Jeden z absolutnych klasyków, jakie policjanci słyszą non stop to: "Dlaczego mnie zatrzymujecie, nie macie ważniejszych spraw do roboty?" Otóż nikt nie lubi kwestionowania jego pracy, a obowiązkiem policji jest kontrolowanie kierowców na drodze. Kolejny z nich, który często następuje po tym pierwszym to: "Powinniście łapać prawdziwych przestępców". Takie słowa nie są trafne jeśli chodzi o pracowników drogówki, a i tam zdarza się mnóstwo przestępców, którzy nadużywają prędkości i stanowią prawdziwe zagrożenie dla ludzi.

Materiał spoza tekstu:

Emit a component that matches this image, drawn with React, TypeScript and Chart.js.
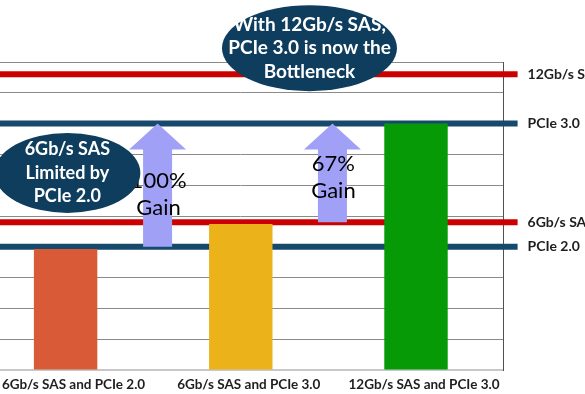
import React, { useEffect, useRef } from "react";
import { Chart, registerables } from "chart.js";

Chart.register(...registerables);

const categories = ["6Gb/s SAS and PCIe 2.0", "6Gb/s SAS and PCIe 3.0", "12Gb/s SAS and PCIe 3.0"];
const throughput = [3.93, 4.74, 8.0];
const barColors = ["#d95a36", "#ecb21a", "#079a07"];

const limitLabels = ["12Gb/s SAS", "PCIe 3.0", "6Gb/s SAS", "PCIe 2.0"];
const limitValues = [9.6, 8.0, 4.8, 4.0];
const limitColors = ["#cc0000", "#164a6c", "#cc0000", "#164a6c"];

// gain arrows: x position (category units), from value, to value, text
const arrowX = [0.525, 1.523];
const arrowFrom = [4.0, 4.8];
const arrowTo = [8.0, 8.0];
const gainTexts = [["100%", "Gain"], ["67%", "Gain"]];
const gainTextY = [5.7, 6.25];

// callouts: center in data units
const calloutX = [0.01, 1.392];
const calloutY = [6.4, 10.45];
const calloutTexts = [
  ["6Gb/s SAS", "Limited by", "PCIe 2.0"],
  ["With 12Gb/s SAS,", "PCIe 3.0 is now the", "Bottleneck"],
];

const FONT = "Lato, 'Open Sans', sans-serif";

const overlayPlugin = {
  id: "overlay",
  beforeDatasetsDraw(chart: any) {
    const { ctx, chartArea, scales } = chart;
    const y = scales.y;
    ctx.save();
    limitValues.forEach((v, i) => {
      const py = y.getPixelForValue(v);
      ctx.strokeStyle = limitColors[i];
      ctx.lineWidth = 6;
      ctx.beginPath();
      ctx.moveTo(chartArea.left, py);
      ctx.lineTo(chartArea.right + 14, py);
      ctx.stroke();
      ctx.fillStyle = "#1e1e1e";
      ctx.font = `bold 14px ${FONT}`;
      ctx.textAlign = "left";
      ctx.textBaseline = "middle";
      ctx.fillText(limitLabels[i], chartArea.right + 24, py);
    });
    ctx.restore();
  },
  afterDatasetsDraw(chart: any) {
    const { ctx, scales } = chart;
    const x = scales.x;
    const y = scales.y;
    ctx.save();
    // arrows
    arrowX.forEach((ax, i) => {
      const cx = x.getPixelForValue(ax);
      const yb = y.getPixelForValue(arrowFrom[i]);
      const yt = y.getPixelForValue(arrowTo[i]);
      const sw = 14.5;
      const hw = 28.5;
      const hl = 26;
      ctx.fillStyle = "#a0a0f6";
      ctx.beginPath();
      ctx.moveTo(cx, yt);
      ctx.lineTo(cx + hw, yt + hl);
      ctx.lineTo(cx + sw, yt + hl);
      ctx.lineTo(cx + sw, yb);
      ctx.lineTo(cx - sw, yb);
      ctx.lineTo(cx - sw, yt + hl);
      ctx.lineTo(cx - hw, yt + hl);
      ctx.closePath();
      ctx.fill();
      // gain text
      const ty = y.getPixelForValue(gainTextY[i]);
      ctx.fillStyle = "#000";
      ctx.font = `22px ${FONT}`;
      ctx.textAlign = "center";
      ctx.textBaseline = "middle";
      const lines = gainTexts[i];
      lines.forEach((t, j) => {
        ctx.fillText(t, cx + 1, ty + (j - (lines.length - 1) / 2) * 27);
      });
    });
    // callouts
    const radii = [
      [73, 40],
      [87.5, 43],
    ];
    const fontSizes = [18, 19];
    calloutX.forEach((cxv, i) => {
      const cx = x.getPixelForValue(cxv);
      const cy = y.getPixelForValue(calloutY[i]);
      ctx.fillStyle = "#0f3d5e";
      ctx.beginPath();
      ctx.ellipse(cx, cy, radii[i][0], radii[i][1], 0, 0, Math.PI * 2);
      ctx.fill();
      ctx.fillStyle = "#ffffff";
      ctx.font = `bold ${fontSizes[i]}px ${FONT}`;
      ctx.textAlign = "center";
      ctx.textBaseline = "middle";
      const lines = calloutTexts[i];
      lines.forEach((t, j) => {
        ctx.fillText(t, cx, cy + (j - 1) * 23.5);
      });
    });
    ctx.restore();
  },
};

export default function App() {
  const ref = useRef<HTMLCanvasElement | null>(null);
  useEffect(() => {
    if (!ref.current) return;
    const chart = new Chart(ref.current, {
      type: "bar",
      data: {
        labels: categories,
        datasets: [
          {
            data: throughput,
            backgroundColor: barColors,
            borderWidth: 0,
            categoryPercentage: 1,
            barPercentage: 0.362,
          },
        ],
      },
      options: {
        responsive: false,
        animation: false,
        events: [],
        layout: { padding: { left: 18, right: 81.4, top: 62, bottom: 0 } },
        plugins: { legend: { display: false }, tooltip: { enabled: false }, title: { display: false } },
        scales: {
          x: {
            grid: { display: false, drawTicks: false },
            border: { display: true, color: "#c8c8c8", width: 2 },
            ticks: {
              padding: 7,
              labelOffset: 8,
              color: "#1e1e1e",
              font: { family: FONT, size: 13.5, weight: "bold" },
              maxRotation: 0,
              autoSkip: false,
            },
            afterFit: (s: any) => {
              s.height = 24;
            },
          },
          y: {
            position: "right",
            min: 0,
            max: 10,
            ticks: { display: false, stepSize: 1 },
            grid: { color: "#8a8a8a", lineWidth: 1, drawTicks: false },
            border: { display: true, color: "#505050", width: 1 },
            afterFit: (s: any) => {
              s.width = 0;
            },
          },
        },
      },
      plugins: [overlayPlugin],
    });
    return () => chart.destroy();
  }, []);
  return (
    <div style={{ position: "absolute", left: -40, top: 0, width: 625, height: 394, background: "#fff" }}>
      <canvas ref={ref} width={625} height={394} />
    </div>
  );
}
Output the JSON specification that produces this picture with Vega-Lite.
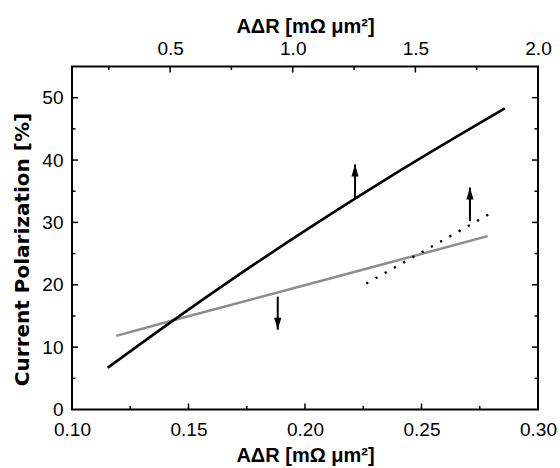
{
  "$schema": "https://vega.github.io/schema/vega-lite/v6.json",
  "autosize": "none",
  "width": 466,
  "height": 343,
  "padding": {"left": 72, "top": 66.5, "right": 22, "bottom": 58.5},
  "background": "white",
  "config": {
    "view": {"stroke": "black", "strokeWidth": 2},
    "font": "Liberation Sans",
    "axis": {
      "domain": false,
      "grid": false,
      "ticks": false,
      "labelColor": "black",
      "labelFont": "Liberation Sans",
      "labelFontSize": 19,
      "titleFont": "Liberation Sans",
      "titleFontSize": 20,
      "titleFontWeight": "bold",
      "titleColor": "black",
      "labelFlush": false,
      "labelOverlap": false
    }
  },
  "datasets": {
    "gray": [
      {"x": 0.119, "y": 11.8},
      {"x": 0.1435, "y": 14.3},
      {"x": 0.2107, "y": 21.0},
      {"x": 0.2784, "y": 27.8}
    ],
    "grayArrow": [
      {"x": 0.1883, "y": 12.8, "y2": 18.1}
    ],
    "black": [
      {"x": 0.2455, "y": 6.7},
      {"x": 0.513, "y": 14.3},
      {"x": 0.754, "y": 20.9},
      {"x": 1.254, "y": 33.8},
      {"x": 1.437, "y": 38.3},
      {"x": 1.865, "y": 48.3}
    ],
    "dotted": [
      {"x": 1.3, "y": 20.2},
      {"x": 1.827, "y": 31.9}
    ],
    "topArrows": [
      {"x": 1.254, "y": 39.3, "y2": 33.8},
      {"x": 1.7225, "y": 35.6, "y2": 30.2}
    ],
    "tickXMajor": [{"x": 0.15}, {"x": 0.2}, {"x": 0.25}],
    "tickXMinor": [{"x": 0.125}, {"x": 0.175}, {"x": 0.225}, {"x": 0.275}],
    "tickYMajor": [{"y": 10}, {"y": 20}, {"y": 30}, {"y": 40}, {"y": 50}],
    "tickYMinor": [{"y": 5}, {"y": 15}, {"y": 25}, {"y": 35}, {"y": 45}],
    "tickTopMajor": [{"x": 0.5}, {"x": 1.0}, {"x": 1.5}],
    "tickTopMinor": [{"x": 0.25}, {"x": 0.75}, {"x": 1.25}, {"x": 1.75}]
  },
  "layer": [
    {
      "data": {"name": "gray"},
      "mark": {"type": "line", "color": "#8c8c8c", "strokeWidth": 2.5},
      "encoding": {
        "x": {
          "field": "x", "type": "quantitative",
          "scale": {"domain": [0.1, 0.3], "nice": false, "zero": false},
          "axis": {
            "orient": "bottom",
            "values": [0.1, 0.15, 0.2, 0.25, 0.3],
            "format": ".2f",
            "labelPadding": 11,
            "title": "AΔR [mΩ μm²]",
            "titlePadding": 6
          }
        },
        "y": {
          "field": "y", "type": "quantitative",
          "scale": {"domain": [0, 55], "nice": false},
          "axis": {
            "orient": "left",
            "values": [0, 10, 20, 30, 40, 50],
            "format": "d",
            "labelPadding": 9,
            "title": "Current Polarization [%]",
            "titleFont": "DejaVu Sans",
            "titleFontSize": 20,
            "titleY": 182.5,
            "titlePadding": 9
          }
        }
      }
    },
    {
      "data": {"name": "grayArrow"},
      "encoding": {
        "x": {
          "field": "x", "type": "quantitative",
          "scale": {"domain": [0.1, 0.3], "nice": false, "zero": false},
          "axis": {"orient": "bottom", "labels": false, "title": null}
        },
        "y": {
          "field": "y", "type": "quantitative",
          "scale": {"domain": [0, 55], "nice": false},
          "axis": {"orient": "left", "labels": false, "title": null}
        }
      },
      "layer": [
        {
          "mark": {"type": "rule", "color": "black", "strokeWidth": 2},
          "encoding": {"y2": {"field": "y2"}}
        },
        {
          "mark": {"type": "point", "filled": true, "color": "black", "opacity": 1, "shape": "M-0.3,-1L0,0L0.3,-1Z", "size": 576, "strokeWidth": 0}
        }
      ]
    },
    {
      "data": {"name": "black"},
      "mark": {"type": "line", "color": "black", "strokeWidth": 2.6, "interpolate": "monotone"},
      "encoding": {
        "x": {
          "field": "x", "type": "quantitative",
          "scale": {"domain": [0.1, 2.0], "nice": false, "zero": false},
          "axis": {
            "orient": "top",
            "values": [0.5, 1.0, 1.5, 2.0],
            "format": ".1f",
            "labelPadding": 8,
            "title": "AΔR [mΩ μm²]",
            "titlePadding": 3
          }
        },
        "y": {
          "field": "y", "type": "quantitative",
          "scale": {"domain": [0, 55], "nice": false},
          "axis": {"orient": "right", "labels": false, "title": null}
        }
      }
    },
    {
      "encoding": {
        "x": {
          "field": "x", "type": "quantitative",
          "scale": {"domain": [0.1, 2.0], "nice": false, "zero": false},
          "axis": {"orient": "top", "labels": false, "title": null}
        },
        "y": {
          "field": "y", "type": "quantitative",
          "scale": {"domain": [0, 55], "nice": false},
          "axis": {"orient": "right", "labels": false, "title": null}
        }
      },
      "layer": [
        {
          "data": {"name": "dotted"},
          "mark": {"type": "line", "color": "black", "strokeWidth": 2.4, "strokeDash": [2.2, 8.4], "strokeCap": "butt"}
        },
        {
          "data": {"name": "topArrows"},
          "mark": {"type": "rule", "color": "black", "strokeWidth": 2},
          "encoding": {"y2": {"field": "y2"}}
        },
        {
          "data": {"name": "topArrows"},
          "mark": {"type": "point", "filled": true, "color": "black", "opacity": 1, "shape": "M-0.3,1L0,0L0.3,1Z", "size": 576, "strokeWidth": 0}
        }
      ]
    },
    {
      "layer": [
        {
          "data": {"name": "tickXMajor"},
          "mark": {"type": "tick", "orient": "vertical", "color": "black", "opacity": 1, "size": 6, "thickness": 1.5, "yOffset": -3},
          "encoding": {
            "x": {"field": "x", "type": "quantitative", "scale": {"domain": [0.1, 0.3], "nice": false, "zero": false}, "axis": {"orient": "bottom", "labels": false, "title": null}},
            "y": {"datum": 0, "type": "quantitative", "scale": {"domain": [0, 55], "nice": false}, "axis": {"orient": "left", "labels": false, "title": null}}
          }
        },
        {
          "data": {"name": "tickXMinor"},
          "mark": {"type": "tick", "orient": "vertical", "color": "black", "opacity": 1, "size": 3.5, "thickness": 1.5, "yOffset": -1.75},
          "encoding": {
            "x": {"field": "x", "type": "quantitative", "scale": {"domain": [0.1, 0.3], "nice": false, "zero": false}, "axis": {"orient": "bottom", "labels": false, "title": null}},
            "y": {"datum": 0, "type": "quantitative", "scale": {"domain": [0, 55], "nice": false}, "axis": {"orient": "left", "labels": false, "title": null}}
          }
        },
        {
          "data": {"name": "tickYMajor"},
          "mark": {"type": "tick", "orient": "horizontal", "color": "black", "opacity": 1, "size": 6, "thickness": 1.5, "xOffset": 3},
          "encoding": {
            "x": {"datum": 0.1, "type": "quantitative", "scale": {"domain": [0.1, 0.3], "nice": false, "zero": false}, "axis": {"orient": "bottom", "labels": false, "title": null}},
            "y": {"field": "y", "type": "quantitative", "scale": {"domain": [0, 55], "nice": false}, "axis": {"orient": "left", "labels": false, "title": null}}
          }
        },
        {
          "data": {"name": "tickYMinor"},
          "mark": {"type": "tick", "orient": "horizontal", "color": "black", "opacity": 1, "size": 3.5, "thickness": 1.5, "xOffset": 1.75},
          "encoding": {
            "x": {"datum": 0.1, "type": "quantitative", "scale": {"domain": [0.1, 0.3], "nice": false, "zero": false}, "axis": {"orient": "bottom", "labels": false, "title": null}},
            "y": {"field": "y", "type": "quantitative", "scale": {"domain": [0, 55], "nice": false}, "axis": {"orient": "left", "labels": false, "title": null}}
          }
        },
        {
          "data": {"name": "tickYMajor"},
          "mark": {"type": "tick", "orient": "horizontal", "color": "black", "opacity": 1, "size": 6, "thickness": 1.5, "xOffset": -3},
          "encoding": {
            "x": {"datum": 0.3, "type": "quantitative", "scale": {"domain": [0.1, 0.3], "nice": false, "zero": false}, "axis": {"orient": "bottom", "labels": false, "title": null}},
            "y": {"field": "y", "type": "quantitative", "scale": {"domain": [0, 55], "nice": false}, "axis": {"orient": "left", "labels": false, "title": null}}
          }
        },
        {
          "data": {"name": "tickYMinor"},
          "mark": {"type": "tick", "orient": "horizontal", "color": "black", "opacity": 1, "size": 3.5, "thickness": 1.5, "xOffset": -1.75},
          "encoding": {
            "x": {"datum": 0.3, "type": "quantitative", "scale": {"domain": [0.1, 0.3], "nice": false, "zero": false}, "axis": {"orient": "bottom", "labels": false, "title": null}},
            "y": {"field": "y", "type": "quantitative", "scale": {"domain": [0, 55], "nice": false}, "axis": {"orient": "left", "labels": false, "title": null}}
          }
        }
      ]
    },
    {
      "layer": [
        {
          "data": {"name": "tickTopMajor"},
          "mark": {"type": "tick", "orient": "vertical", "color": "black", "opacity": 1, "size": 6, "thickness": 1.5, "yOffset": 3},
          "encoding": {
            "x": {"field": "x", "type": "quantitative", "scale": {"domain": [0.1, 2.0], "nice": false, "zero": false}, "axis": {"orient": "top", "labels": false, "title": null}},
            "y": {"datum": 55, "type": "quantitative", "scale": {"domain": [0, 55], "nice": false}, "axis": {"orient": "right", "labels": false, "title": null}}
          }
        },
        {
          "data": {"name": "tickTopMinor"},
          "mark": {"type": "tick", "orient": "vertical", "color": "black", "opacity": 1, "size": 3.5, "thickness": 1.5, "yOffset": 1.75},
          "encoding": {
            "x": {"field": "x", "type": "quantitative", "scale": {"domain": [0.1, 2.0], "nice": false, "zero": false}, "axis": {"orient": "top", "labels": false, "title": null}},
            "y": {"datum": 55, "type": "quantitative", "scale": {"domain": [0, 55], "nice": false}, "axis": {"orient": "right", "labels": false, "title": null}}
          }
        }
      ]
    }
  ],
  "resolve": {"scale": {"x": "independent"}, "axis": {"x": "independent", "y": "independent"}}
}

Następny smaczek, który może zdenerwować nawet najbardziej cierpliwą osobę: "Jesteście za głupi do poważnej pracy. Nie chciało się chodzić do szkoły, to teraz się wypisuje mandaty." Czasy gdy funkcjonariusze policji to osoby, które nie wiedziały, co zrobić ze swoim życiem dawno minęły. Większość policjantów ma wykształcenie wyższe, a takich po szkole podstawowej czy średniej tylko ze świecą szukać.
Dalsza część artykułu pod materiałem wideo
Brak kultury będzie cię słono kosztować
Bywają tacy obywatele, którzy nie mają za grosz poszanowania dla innego człowieka. Policjanci to ludzie, lecz niektórzy potrafią to kwestionować takimi tekstem: "He, he – jakbym rzucił patyk, to byście pewnie za nim pobiegli…".
Wiele osób zarzeka się, że ich wykroczenie jest bardzo małe i nie należy im się kara. Często zasłaniają się znajomościami: "Nie wiesz, kim jestem. Znam waszego komendanta" lub "Mój tata/mąż/żona jest prawnikiem". Takie gadanie z pewnością nie sprawi, że twój mandat będzie niższy. Morał jest taki — bądź uprzejmy, a być może unikniesz kary. Złość, groźby i awantury z pewnością ci nie pomogą.